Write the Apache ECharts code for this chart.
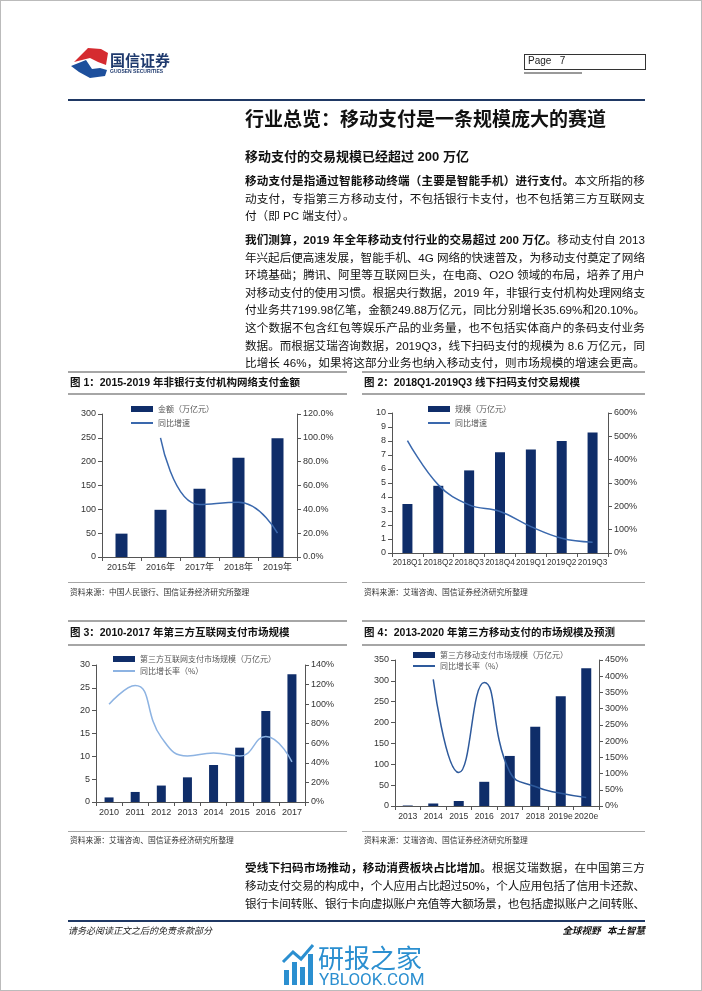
<!DOCTYPE html>
<html><head><meta charset="utf-8">
<script src="https://cdn.jsdelivr.net/npm/echarts@6/dist/echarts.min.js"></script>
<style>
html,body{margin:0;padding:0;background:#fff;}
#page{position:relative;width:702px;height:991px;overflow:hidden;background:#fff;}
#chart{position:absolute;left:0;top:0;width:702px;height:991px;}
.t{position:absolute;white-space:nowrap;color:#111;font-family:'Liberation Sans','Noto Sans CJK SC',sans-serif;line-height:1;z-index:2;}
.pl{position:absolute;left:245px;white-space:nowrap;font-size:11.6px;line-height:14px;color:#111;font-family:'Liberation Sans','Noto Sans CJK SC',sans-serif;z-index:2;}
.b{font-weight:bold;}
.hl{position:absolute;z-index:2;}
</style></head>
<body><div id="page">
<div id="chart"></div>
<div id="txt"></div>
</div>
<script>
// ---------- data ----------
const cat1 = ['2015年','2016年','2017年','2018年','2019年'];
const amt1 = [49, 99, 143, 208, 249];
const yoy1 = [null, 100, 44, 46, 20];

const cat2 = ['2018Q1','2018Q2','2018Q3','2018Q4','2019Q1','2019Q2','2019Q3'];
const amt2 = [3.5, 4.8, 5.9, 7.2, 7.4, 8.0, 8.6];
const yoy2 = [482, 292, 206, 178, 113, 63, 46];

const cat3 = ['2010','2011','2012','2013','2014','2015','2016','2017'];
const amt3 = [1.0, 2.2, 3.6, 5.4, 8.1, 11.9, 19.9, 28.0];
const yoy3 = [100, 119, 66, 47, 50, 47, 67, 41];

const cat4 = ['2013','2014','2015','2016','2017','2018','2019e','2020e'];
const amt4 = [1.2, 6, 12, 58, 120, 190, 263, 330];
const yoy4 = [null, 390, 103, 381, 105, 60, 39, 26];

// ---------- page text ----------
const headTitle = '行业总览：移动支付是一条规模庞大的赛道';
const subTitle = '移动支付的交易规模已经超过 200 万亿';
const para1 = [
  ['移动支付是指通过智能移动终端（主要是智能手机）进行支付。', '本文所指的移'],
  ['', '动支付，专指第三方移动支付，不包括银行卡支付，也不包括第三方互联网支'],
  ['', '付（即 PC 端支付）。']
];
const para2 = [
  ['我们测算，2019 年全年移动支付行业的交易超过 200 万亿。', '移动支付自 2013'],
  ['', '年兴起后便高速发展，智能手机、4G 网络的快速普及，为移动支付奠定了网络'],
  ['', '环境基础；腾讯、阿里等互联网巨头，在电商、O2O 领域的布局，培养了用户'],
  ['', '对移动支付的使用习惯。根据央行数据，2019 年，非银行支付机构处理网络支'],
  ['', '付业务共7199.98亿笔，金额249.88万亿元，同比分别增长35.69%和20.10%。'],
  ['', '这个数据不包含红包等娱乐产品的业务量，也不包括实体商户的条码支付业务'],
  ['', '数据。而根据艾瑞咨询数据，2019Q3，线下扫码支付的规模为 8.6 万亿元，同'],
  ['', '比增长 46%，如果将这部分业务也纳入移动支付，则市场规模的增速会更高。']
];
const para3 = [
  ['受线下扫码市场推动，移动消费板块占比增加。', '根据艾瑞数据，在中国第三方'],
  ['', '移动支付交易的构成中，个人应用占比超过50%，个人应用包括了信用卡还款、'],
  ['', '银行卡间转账、银行卡向虚拟账户充值等大额场景，也包括虚拟账户之间转账、']
];
const figTitles = ['图 1：2015-2019 年非银行支付机构网络支付金额','图 2：2018Q1-2019Q3 线下扫码支付交易规模','图 3：2010-2017 年第三方互联网支付市场规模','图 4：2013-2020 年第三方移动支付的市场规模及预测'];
const sources = ['资料来源：中国人民银行、国信证券经济研究所整理','资料来源：艾瑞咨询、国信证券经济研究所整理','资料来源：艾瑞咨询、国信证券经济研究所整理','资料来源：艾瑞咨询、国信证券经济研究所整理'];

const txt = document.getElementById('txt');
function add(html, cls, style){const d=document.createElement('div');d.className=cls;d.setAttribute('style',style);d.innerHTML=html;txt.appendChild(d);return d;}
function esc(s){return s.replace(/&/g,'&amp;').replace(/</g,'&lt;');}

// header
txt.insertAdjacentHTML('beforeend', '<svg class="hl" style="left:0;top:0" width="702" height="120"><polygon points="74,62 88,48 101,49 108,53 106,65 98,62 90,58" fill="#d52b30"/><polygon points="71,66 86,60 92,69 100,68 107,70 105,76 90,78 79,72" fill="#1d4f9c"/></svg>');
add('国信证券','t b','left:110px;top:52px;font-size:15px;color:#1f3a6e;font-family:"Noto Sans CJK SC";');
add('GUOSEN SECURITIES','t b','left:110px;top:69px;font-size:5px;color:#1f3a6e;');
add('Page&nbsp;&nbsp;&nbsp;7','t','left:528px;top:56px;font-size:10px;color:#222;');
add('','hl','left:524px;top:54px;width:120px;height:14px;border:1px solid #333;');
add('','hl','left:524px;top:72px;width:58px;height:2px;background:#999;');
add('','hl','left:68px;top:99px;width:577px;height:2px;background:#1f3864;');
// page frame
add('','hl','left:0;top:0;width:700px;height:989px;border:1px solid #bbb;');

add(esc(headTitle),'t b','left:245px;top:108px;font-size:19px;color:#111;font-family:"Noto Sans CJK SC";');
add(esc(subTitle),'t b','left:245px;top:150px;font-size:13px;color:#111;');

const justLines = [];
function para(lines, y0, step, lastFull){
  lines.forEach((l,i)=>{
    const d = add((l[0]?'<span class="b">'+esc(l[0])+'</span>':'')+esc(l[1]),'pl','top:'+(y0+i*step-7)+'px;');
    if(i<lines.length-1 || lastFull) justLines.push(d);
  });
}
para(para1, 181, 17.6, false);
para(para2, 240, 17.6, true);
para(para3, 868, 18, true);
justLines.forEach(d=>{
  const w = d.getBoundingClientRect().width;
  const n = [...d.textContent].length;
  d.style.letterSpacing = ((400 - w)/n) + 'px';
});

// figure frames
const figL = [[68,347],[362,645]];
const figY = [{top:372, title:383, under:394, src:582, srcTxt:592},{top:621, title:633, under:645, src:831, srcTxt:840}];
for(let r=0;r<2;r++){
  for(let c=0;c<2;c++){
    const [x0,x1]=figL[c]; const y=figY[r]; const k=r*2+c;
    add('','hl','left:'+x0+'px;top:'+(y.top-1)+'px;width:'+(x1-x0)+'px;height:2px;background:#a6a6a6;');
    add('','hl','left:'+x0+'px;top:'+(y.under-1)+'px;width:'+(x1-x0)+'px;height:2px;background:#a6a6a6;');
    add('','hl','left:'+x0+'px;top:'+(y.src)+'px;width:'+(x1-x0)+'px;height:1px;background:#a6a6a6;');
    add(esc(figTitles[k]),'t b','left:'+(x0+2)+'px;top:'+(y.title-6)+'px;font-size:10.5px;color:#111;');
    add(esc(sources[k]),'t','left:'+(x0+2)+'px;top:'+(y.srcTxt-4)+'px;font-size:7.8px;color:#333;font-family:"Noto Sans CJK SC";');
  }
}

// footer
add('','hl','left:68px;top:920px;width:577px;height:2px;background:#1f3864;');
add('请务必阅读正文之后的免责条款部分','t','left:68px;top:926px;font-size:9px;color:#222;font-family:"Noto Sans CJK SC";font-style:italic;');
add('全球视野&nbsp;&nbsp;&nbsp;本土智慧','t b','right:57px;top:926px;font-size:9.5px;color:#111;font-family:"Noto Sans CJK SC";font-style:italic;');
// watermark
txt.insertAdjacentHTML('beforeend','<svg class="hl" style="left:280px;top:940px" width="40" height="50"><rect x="4" y="30" width="5" height="15" fill="#2b8fd0"/><rect x="12" y="22" width="5" height="23" fill="#2b8fd0"/><rect x="20" y="27" width="5" height="18" fill="#2b8fd0"/><rect x="28" y="14" width="5" height="31" fill="#2b8fd0"/><polyline points="3,22 13,12 21,19 33,5" stroke="#2b8fd0" stroke-width="3" fill="none"/></svg>');
add('研报之家','t','left:318px;top:944px;font-size:26px;color:#2b8fd0;font-family:"Noto Sans CJK SC";');
add('YBLOOK.COM','t','left:319px;top:971px;font-size:17px;color:#2b8fd0;font-family:"Roboto";');

// ---------- charts ----------
const NAVY = '#0f2d69';
const FONT = 'Liberation Sans, Noto Sans CJK SC, sans-serif';
const axisCol = '#555';
function xAx(grid, data, fs){return {type:'category', gridIndex:grid, data:data, boundaryGap:true,
  axisLine:{lineStyle:{color:axisCol,width:1}}, axisTick:{show:true,alignWithLabel:false,length:4,lineStyle:{color:axisCol}},
  axisLabel:{interval:0,fontSize:fs||9,color:'#333',fontFamily:FONT,margin:6}};}
function yAx(grid, pos, max, interval, fmt){return {type:'value', gridIndex:grid, position:pos, min:0, max:max, interval:interval,
  axisLine:{show:true,lineStyle:{color:axisCol,width:1}}, axisTick:{show:true,length:4,lineStyle:{color:axisCol}},
  splitLine:{show:false}, axisLabel:{fontSize:9,color:'#333',fontFamily:FONT,margin:6,formatter:fmt}};}
function leg(left, top, gap, names, fs){return {left:left, top:top, orient:'vertical', itemWidth:22, itemHeight:6, itemGap:gap,
  textStyle:{fontSize:fs||8,color:'#555',fontFamily:'Noto Sans CJK SC'}, padding:0,
  data:[{name:names[0],icon:'rect'},{name:names[1],itemStyle:{opacity:0,borderWidth:0}}]};}

const n1=['金额（万亿元）','同比增速'], n2=['规模（万亿元）','同比增速\u200b'];
const n3=['第三方互联网支付市场规模（万亿元）','同比增长率（%）'], n4=['第三方移动支付市场规模（万亿元）','同比增长率（%）\u200b'];

function bar(name, x, y, data, w){return {name:name,type:'bar',xAxisIndex:x,yAxisIndex:y,data:data,barWidth:w,itemStyle:{color:NAVY},animation:false};}
function line(name, x, y, data, col, sm, lw){return {name:name,type:'line',xAxisIndex:x,yAxisIndex:y,data:data,smooth:sm,symbol:'none',
  connectNulls:false,lineStyle:{color:col,width:lw||1.5},itemStyle:{color:col},animation:false};}

const chart = echarts.init(document.getElementById('chart'), null, {renderer:'canvas'});
chart.setOption({
  animation:false,
  grid:[
    {left:102, top:414, width:195, height:143},
    {left:392, top:413, width:216, height:140},
    {left:96, top:665, width:209, height:137},
    {left:395, top:660, width:204, height:146}
  ],
  xAxis:[xAx(0,cat1), xAx(1,cat2,8.3), xAx(2,cat3), xAx(3,cat4,8.6)],
  yAxis:[
    yAx(0,'left',300,50), yAx(0,'right',120,20,v=>v.toFixed(1)+'%'),
    yAx(1,'left',10,1), yAx(1,'right',600,100,v=>v+'%'),
    yAx(2,'left',30,5), yAx(2,'right',140,20,v=>v+'%'),
    yAx(3,'left',350,50), yAx(3,'right',450,50,v=>v+'%')
  ],
  legend:[
    leg(130,405,6,n1), leg(427,405,6,n2), leg(112,655,4,n3), leg(412,651,3,n4)
  ],
  series:[
    bar(n1[0],0,0,amt1,12), line(n1[1],0,1,yoy1,'#3a68ad',0.5),
    bar(n2[0],1,2,amt2,10), line(n2[1],1,3,yoy2,'#3a68ad',0.4),
    bar(n3[0],2,4,amt3,9), line(n3[1],2,5,yoy3,'#8db3e2',0.5),
    bar(n4[0],3,6,amt4,10), line(n4[1],3,7,yoy4,'#2e5a9c',0.5)
  ]
});
</script>
</body></html>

# EXERCISE REQUIREMENTS
Leave the pictures out and reproduce exactly the lines from the top of the listing above through the line with "const yoy1 = [null, 100, 44, 46, 20];".

# COMPLETED TASK
Write the Apache ECharts code for this chart.
<!DOCTYPE html>
<html><head><meta charset="utf-8">
<script src="https://cdn.jsdelivr.net/npm/echarts@6/dist/echarts.min.js"></script>
<style>
html,body{margin:0;padding:0;background:#fff;}
#page{position:relative;width:702px;height:991px;overflow:hidden;background:#fff;}
#chart{position:absolute;left:0;top:0;width:702px;height:991px;}
.t{position:absolute;white-space:nowrap;color:#111;font-family:'Liberation Sans','Noto Sans CJK SC',sans-serif;line-height:1;z-index:2;}
.pl{position:absolute;left:245px;white-space:nowrap;font-size:11.6px;line-height:14px;color:#111;font-family:'Liberation Sans','Noto Sans CJK SC',sans-serif;z-index:2;}
.b{font-weight:bold;}
.hl{position:absolute;z-index:2;}
</style></head>
<body><div id="page">
<div id="chart"></div>
<div id="txt"></div>
</div>
<script>
// ---------- data ----------
const cat1 = ['2015年','2016年','2017年','2018年','2019年'];
const amt1 = [49, 99, 143, 208, 249];
const yoy1 = [null, 100, 44, 46, 20];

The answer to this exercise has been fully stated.